COMMENTARY: Asking the Right Questions

c. 2003 Religion News Service (Tom Ehrich is a writer and computer consultant, managing large-scale database implementations. An Episcopal priest, he lives in Durham, N.C.) (UNDATED) This is decision day about the stone wall I built out front. I just learned from a surveyor that it intrudes on my new neighbors’ land. Do I move […]

c. 2003 Religion News Service

(Tom Ehrich is a writer and computer consultant, managing large-scale database implementations. An Episcopal priest, he lives in Durham, N.C.)

(UNDATED) This is decision day about the stone wall I built out front.


I just learned from a surveyor that it intrudes on my new neighbors’ land. Do I move it or not? They say to leave it, don’t move it on their account. I appreciate their generosity. But the decision remains.

As I survey the situation, I am faced with Pontius Pilate’s dilemma, namely, discerning what question to ask.

What will promote neighborliness? What happens if I leave the wall in place and they change their minds later? What are the legal consequences? Do I want to negotiate landscaping with a neighbor or just clarify the situation? What is the right thing to do? What is expedient?

These questions swirl around me as I stand next to the wall. I realize that framing the question is the first step in acting. By giving shape to the question, we give shape to the answer. Wrong questions tend to yield wrong answers. Asking no questions _ action without reflection _ tends to yield nonsense.

In the stone wall situation, I recognize that I will get nowhere by asking: What can I get away with? I don’t know property law well enough to ask: What is the legal requirement? But I sense that this isn’t a legal matter, anyway. This has to do with what is right _ right for them, right for us, right for long-term neighborliness.

Framing the question doesn’t make it easier to answer. But it does force me to think more deeply.

As it happens, I decide to move the wall. It seems the right thing to do. It clarifies an ambiguous situation. It avoids future hassles.

When faced with an accusing elite, Pontius Pilate asked the wrong question of Jesus: “Are you the king of the Jews?” That question couldn’t encapsulate the man from Nazareth. Nor could it resolve the political quandary posed by conflict between Jesus and the religious establishment.


It is ironic that tradition names this last Sunday before Advent “Christ the King Sunday,” and then assigns a Gospel reading (John 18:33-37) in which Jesus evades Pilate’s question and dodges the issue of kingship. We celebrate, in other words, an answer that Jesus didn’t give to a question that missed the point.

That irony makes me wonder how many wrong questions we ask of Jesus, of God and of Scripture.

A frequent quandary _ Why do bad things happen to good people? _ starts in other questions, such as: Does goodness pay off? Is faith the way to happiness? Is misfortune a form of divine punishment? Is life fair?

Similarly, when faced with a quandary like ordaining a gay bishop, some people ask: What does the Bible say? That sounds reasonable, even noble, but left unspoken is the deeper question: Why does it matter to you?

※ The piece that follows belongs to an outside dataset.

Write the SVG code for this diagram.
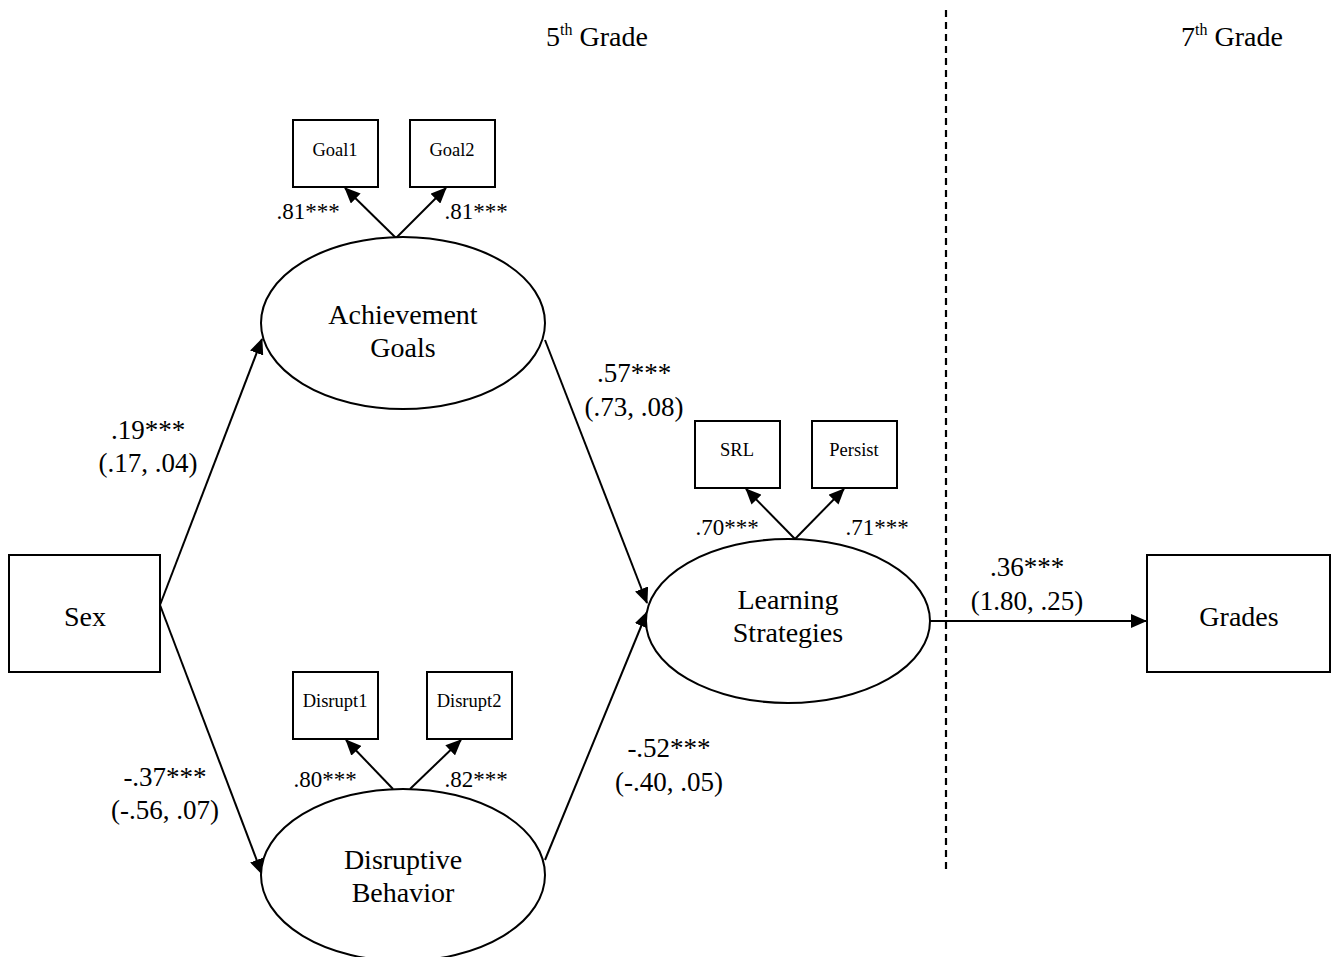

In light of all the questions you don’t ask of God, why do you ask this one?

Similarly, much of church history turns on the question: Did God grant ultimate authority to Peter and his apostolic successors? Left unspoken are deeper questions, such as: Did God cede ultimate authority to anyone? Is ultimate authority about power or about self-sacrifice? Did God want any institution founded?

Pastor-search committees frequently ask members: What do you want in your clergy? They don’t ask: Do you want clergy at all? They don’t ask: Do you want any of this apparatus? Like Pilate as he formulated his questions in terms of power, the one thing he knew, committee members can’t imagine answers that lead beyond the institution they feel called to preserve, so they don’t ask deeper questions.


As John tells the story, Jesus and Pilate ended up talking past each other. That is what happens when people ask wrong questions. In staying shallow, they avoid the confusion of going deep, but they also miss the grace. In not examining their yearnings, believers end up accepting less than they need. In rejecting some questions as out of line, they miss that dimension of God which always ventures beyond human boundaries.

Pilate is remembered as evil. Better, I think, to see in him the laziness of not digging deeper to find right questions.